With pictures left out, extract every line between the start of the records below and the line holding "from matplotlib.patches import Rectangle", inclusive.

Charts and diagrams as code

# # # # # # #

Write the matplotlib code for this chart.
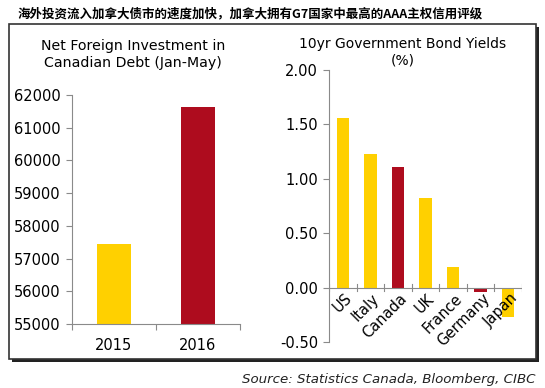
import matplotlib
matplotlib.use('Agg')
from matplotlib import pyplot
from matplotlib.patches import Rectangle

# data
years = ['2015', '2016']
investment = [57450, 61620]
invest_ticks = [55000, 56000, 57000, 58000, 59000, 60000, 61000, 62000]

countries = ['US', 'Italy', 'Canada', 'UK', 'France', 'Germany', 'Japan']
yields = [1.56, 1.23, 1.11, 0.82, 0.19, -0.04, -0.27]
yield_ticks = [-0.5, 0.0, 0.5, 1.0, 1.5, 2.0]

YELLOW = '#FFD000'
RED = '#AE0C1E'
AXIS = '#8a8a8a'

pyplot.rcParams['font.family'] = ['DejaVu Sans']

fig = pyplot.figure(figsize=(5.45, 3.88), dpi=100)

# outer frame with shadow
fig.patches.append(Rectangle((12 / 545, 1 - 362 / 388), 527 / 545, 335 / 388, transform=fig.transFigure,
                             facecolor='#222222', edgecolor='none', zorder=0))
fig.patches.append(Rectangle((9 / 545, 1 - 359 / 388), 527 / 545, 335 / 388, transform=fig.transFigure,
                             facecolor='white', edgecolor='#333333', linewidth=1.2, zorder=1))

fig.text(0.033, 0.965, '海外投资流入加拿大债市的速度加快，加拿大拥有G7国家中最高的AAA主权信用评级',
         fontsize=9, fontweight='bold', family=['Noto Sans CJK SC', 'DejaVu Sans'], va='center', ha='left')

# left chart
ax1 = fig.add_axes([72 / 545, 1 - 324 / 388, 168 / 545, 229 / 388])
ax1.set_zorder(2)
ax1.patch.set_alpha(0)
ax1.bar(range(len(years)), investment, width=0.4, color=[YELLOW, RED])
ax1.set_ylim(55000, 62000)
ax1.set_xlim(-0.5, 1.5)
ax1.set_yticks(invest_ticks)
ax1.set_xticks([-0.5, 0.5, 1.5], minor=False)
ax1.set_xticklabels([])
ax1.set_xticks(range(len(years)), minor=True)
ax1.set_xticklabels(years, minor=True)
ax1.tick_params(axis='x', which='minor', length=0, labelsize=10.5, pad=10)
ax1.tick_params(axis='x', which='major', length=4, color=AXIS, direction='out')
ax1.tick_params(axis='y', length=4, color=AXIS, labelsize=10.5, pad=4)
for s in ['top', 'right']:
    ax1.spines[s].set_visible(False)
for s in ['left', 'bottom']:
    ax1.spines[s].set_color(AXIS)
fig.text(133 / 545, 1 - 46 / 388, 'Net Foreign Investment in',
         ha='center', va='center', fontsize=10.2)
fig.text(133 / 545, 1 - 63 / 388, 'Canadian Debt (Jan-May)',
         ha='center', va='center', fontsize=10.2)

# right chart
ax2 = fig.add_axes([329 / 545, 1 - 342 / 388, 193 / 545, 272 / 388])
ax2.set_zorder(2)
ax2.patch.set_alpha(0)
ax2.bar(range(len(countries)), yields, width=0.45,
        color=[RED if c in ('Canada', 'Germany') else YELLOW for c in countries])
ax2.set_ylim(-0.5, 2.0)
ax2.set_xlim(-0.5, len(countries) - 0.5)
ax2.set_yticks(yield_ticks)
ax2.set_yticklabels(['%.2f' % v for v in yield_ticks])
ax2.tick_params(axis='y', length=4, color=AXIS, labelsize=10.5, pad=4)
ax2.set_xticks([])
for s in ['top', 'right', 'bottom']:
    ax2.spines[s].set_visible(False)
ax2.spines['left'].set_color(AXIS)
ax2.axhline(0, color=AXIS, linewidth=0.8)
for i in range(len(countries) + 1):
    ax2.plot([i - 0.5, i - 0.5], [-0.03, 0.03], color=AXIS, linewidth=0.8)
for i, name in enumerate(countries):
    ax2.text(i + 0.05, -0.03, name, rotation=45, rotation_mode='anchor',
             ha='right', va='top', fontsize=10.5)
fig.text(403 / 545, 1 - 44 / 388, '10yr Government Bond Yields',
         ha='center', va='center', fontsize=10)
fig.text(403 / 545, 1 - 60 / 388, '(%)',
         ha='center', va='center', fontsize=10)

fig.text(536 / 545, 1 - 380 / 388, 'Source: Statistics Canada, Bloomberg, CIBC',
         ha='right', va='center', fontsize=9.6, style='italic', color='#222222')

fig.savefig('out.png', dpi=100)
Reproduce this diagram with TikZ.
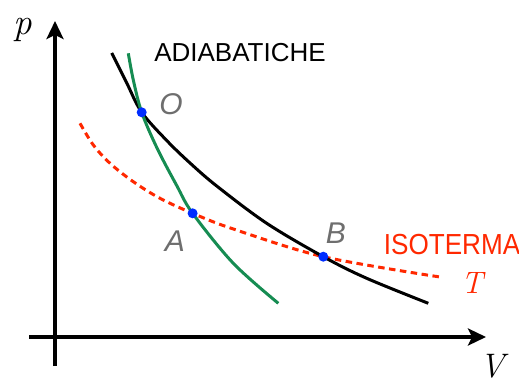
\documentclass[tikz,border=0pt]{standalone}
\usepackage{fontspec}
\newfontfamily\lsans{Liberation Sans}
\usetikzlibrary{arrows.meta}
\definecolor{adgreen}{RGB}{22,140,82}
\definecolor{isored}{RGB}{255,40,0}
\definecolor{dotblue}{RGB}{0,45,255}
\definecolor{lblgray}{RGB}{110,110,110}
\begin{document}
\begin{tikzpicture}[x=1pt,y=-1pt,
  axis/.style={line width=4pt,-{Stealth[length=18pt,width=17pt,inset=4pt]}},
  curveblack/.style={line width=3pt,black},
  curvegreen/.style={line width=3pt,adgreen},
  curvered/.style={line width=3pt,isored,dash pattern=on 6.5pt off 4.5pt},
  dot/.style={circle,fill=dotblue,inner sep=0pt,minimum size=10pt},
  ptlabel/.style={inner sep=0pt,text=lblgray,font=\lsans\itshape\fontsize{30}{34}\selectfont},
  sanslabel/.style={inner sep=0pt,font=\lsans\fontsize{26}{30}\selectfont},
  mathlabel/.style={inner sep=0pt}]
\useasboundingbox (0,0) rectangle (519,385);
% axes
\coordinate (xs) at (29,337);
\coordinate (xe) at (486,337);
\coordinate (ys) at (55,366);
\coordinate (ye) at (55,21);
\draw[axis] (xs) -- (xe);
\draw[axis] (ys) -- (ye);
% points
\coordinate (Op) at (141.7,112.3);
\coordinate (Ap) at (192.6,213.3);
\coordinate (Bp) at (323.3,256.7);
% isotherm
\draw[curvered] plot[smooth,tension=0.55] coordinates {(80,123.3) (93.3,145) (110,163.3) (133.3,181.7) (160,198.3) (Ap) (233.3,229) (Bp) (440,277)};
% adiabats
\draw[curveblack] plot[smooth,tension=0.55] coordinates {(111.7,53) (126.5,82.5) (Op) (166.7,140.5) (190,163) (216.7,186) (266.7,223.3) (Bp) (366.7,278.3) (428.3,303.3)};
\draw[curvegreen] plot[smooth,tension=0.55] coordinates {(128.3,53.3) (133.3,80) (Op) (157,148) (176.7,185.5) (Ap) (233.3,263.3) (278.3,303.3)};
% dots
\node[dot] (O) at (Op) {};
\node[dot] (A) at (Ap) {};
\node[dot] (B) at (Bp) {};
% labels
\node[ptlabel] (Olbl) at (171,104.5) {O};
\node[ptlabel] (Albl) at (175,241.5) {A};
\node[ptlabel] (Blbl) at (336,233) {B};
\node[sanslabel] (adiab) at (240,52.5) {ADIABATICHE};
\node[sanslabel,text=isored] (iso) at (452,245) {\scalebox{0.9}[1]{\fontsize{29}{33}\selectfont ISOTERMA}};
\node[mathlabel,text=isored] (T) at (472,283) {\fontsize{31}{36}\selectfont\itshape T};
\node[mathlabel] (p) at (23,30) {\fontsize{37}{42}\selectfont\itshape p};
\node[mathlabel] (V) at (492,366) {\fontsize{34}{40}\selectfont\itshape V};
\end{tikzpicture}
\end{document}
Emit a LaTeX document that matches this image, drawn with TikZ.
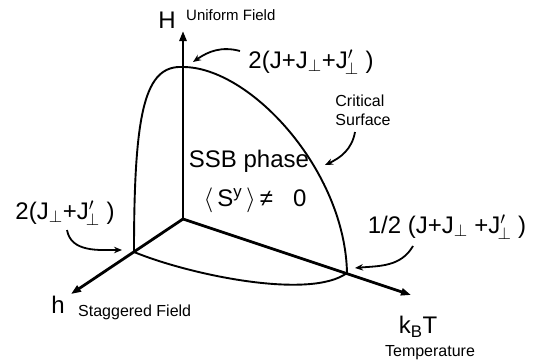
\documentclass[tikz,border=0pt]{standalone}
\usepackage{fontspec}
\setmainfont{Liberation Sans}
\usetikzlibrary{arrows.meta}
\tikzset{
  axis/.style={-{Triangle[length=10pt,width=7pt]}, line width=2.8pt},
  crit/.style={line width=1.9pt},
  callout/.style={-{Stealth[length=8pt,width=6.5pt]}, line width=1.8pt},
  big/.style={font=\fontsize{24}{27}\selectfont, inner sep=0pt},
  small/.style={font=\fontsize{16}{19}\selectfont, inner sep=0pt, align=left},
}
\newcommand{\Jpl}{J$_{\perp}$}
\newcommand{\Jpr}{J$'_{\!\perp}$}

\begin{document}
\begin{tikzpicture}[x=1pt,y=1pt]
  \useasboundingbox (0,0) rectangle (540,360);
  % axes
  \coordinate (O) at (183,141);
  \coordinate (Hend) at (183,329);
  \coordinate (hend) at (71,66);
  \coordinate (Tend) at (411,65);
  \draw[axis] (O) -- (Hend);
  \draw[axis] (O) -- (hend);
  \draw[axis] (O) -- (Tend);
  \node[big] (Hlab) at (167,340) {H};
  \node[small, font=\fontsize{15}{18}\selectfont, anchor=west] (uni) at (186,345) {Uniform Field};
  \node[big] (hlab) at (58,55) {h};
  \node[small, anchor=west] (stag) at (78,48) {Staggered Field};
  \node[big] (Tlab) at (418,33) {k\textsubscript{B}T};
  \node[small] (temp) at (430,7) {Temperature};

  % critical surface
  \coordinate (Hc) at (183,293);
  \coordinate (hc) at (134,108);
  \coordinate (Tc) at (347,87);
  \draw[crit] (Hc) .. controls (145,295) and (134,250) .. (hc);
  \draw[crit] (Hc) .. controls (250,293) and (345,190) .. (Tc);
  \draw[crit] (hc) .. controls (190,85) and (310,60) .. (Tc);

  % phase texts
  \node[big] (ssb) at (249,199) {SSB phase};
  \node[big] (order) at (255,160) {$\langle$\,S\textsuperscript{y}\,$\rangle$\,≠\ \ \ 0};
  \node[small] (crs) at (363,250) {Critical\\Surface};

  % values and callouts
  \node[big] (topval) at (311,298) {2(J+\Jpl+\Jpr\ )};
  \node[big] (leftval) at (65,147) {2(\Jpl+\Jpr\ )};
  \node[big] (rightval) at (447,133) {1/2 (J+\Jpl\ +\Jpr\ )};
  \coordinate (topS) at (240,309);
  \coordinate (topE) at (193,298);
  \coordinate (crsS) at (355,228);
  \coordinate (crsE) at (325,195);
  \coordinate (leftS) at (67,130);
  \coordinate (leftE) at (122,110);
  \coordinate (rightS) at (413,114);
  \coordinate (rightE) at (355,92);
  \draw[callout] (topS) to[out=165,in=35] (topE);
  \draw[callout] (crsS) to[out=-100,in=25] (crsE);
  \draw[callout] (leftS) to[out=-80,in=180] (leftE);
  \draw[callout] (rightS) to[out=-120,in=5] (rightE);
\end{tikzpicture}
\end{document}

# # # # # # #

__Solution below__
Write the matplotlib code for this chart.
import matplotlib
matplotlib.use('Agg')
from matplotlib import pyplot
from matplotlib.patches import Rectangle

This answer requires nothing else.